J5.1 The Complexity and Cloud Formation Potential of Atmospheric Mineral Dust (Invited Presentation)

Monday, 11 January 2016: 4:00 PM
Room 357 ( New Orleans Ernest N. Morial Convention Center)
D. J. Cziczo, MIT, Cambridge, MA; and K. D. Froyd, S. Garimella, C. Christopoulos, and D. Murphy

Recent field studies have shown that mineral dust is abundant throughout the depth of the troposphere despite its large average size and surface source. Both laboratory and field studies also show that mineral dust can act as an effective cloud droplet and ice crystal nucleus. In the case of droplets, this is due to the large surface area and presence of soluble surface species. In the case of ice crystals, the reason for the high nucleation potential is more complicated. It is believed that a combination of the insoluble nature of the mineral dust, the presence of ‘active sites' (areas that have ice-like structure), and a large surface area (thereby increasing the probability of having an effective site for nucleation) are all factors in the efficacy. Despite the simple name, ‘atmospheric mineral dust' includes an infinite combination of mineralogies, surface morphologies, and coating states. Moreover, the location from which the mineral dust is emitted has an impact on the composition. Desert regions are generally believed to more readily emit ‘bare' particles whereas fertile regions, although less prone to emission of dust, result in internally mixed particles with e.g. organic components.

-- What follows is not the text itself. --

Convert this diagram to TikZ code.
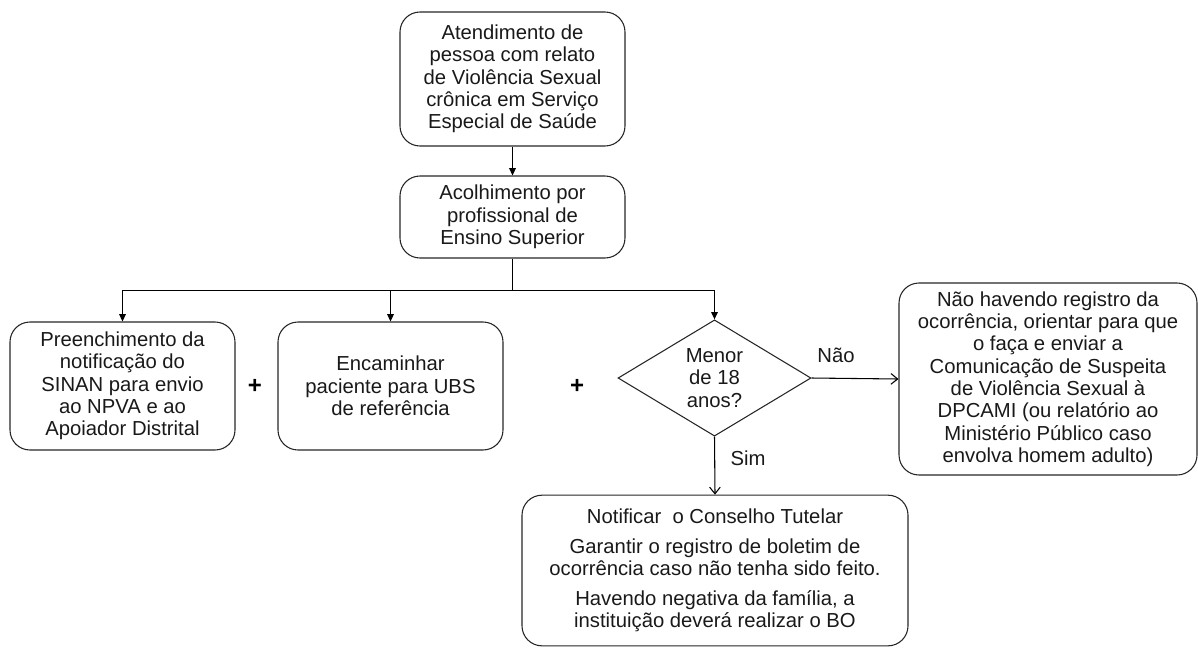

The coating state, due either to material picked while on the surface of from gas-phase uptake when airborne, is a particularly important issue when considering the potential of mineral dust as a nucleus for cloud formation. A soluble surface coating, such as sulfates and nitrates, will enhance the droplet formation potential versus an identical insoluble mineral dust particle. Conversely, soluble surface coatings have been shown to ‘deactivate' potent ice nuclei, apparently by creating a barrier between gas phase water molecules and the active sites on the surface. The purpose of this presentation is to review the atmospheric importance of mineral dust, with a focus on cloud formation potential. A set of recent laboratory experiments have determined the extent of coatings on mineral dust – both as a fraction of particles that have coatings as well as the thickness of coatings when they are present. Finally, we compare these laboratory findings to field data and report the effect of these coatings on cloud formation with an emphasis placed on the ice nucleation process.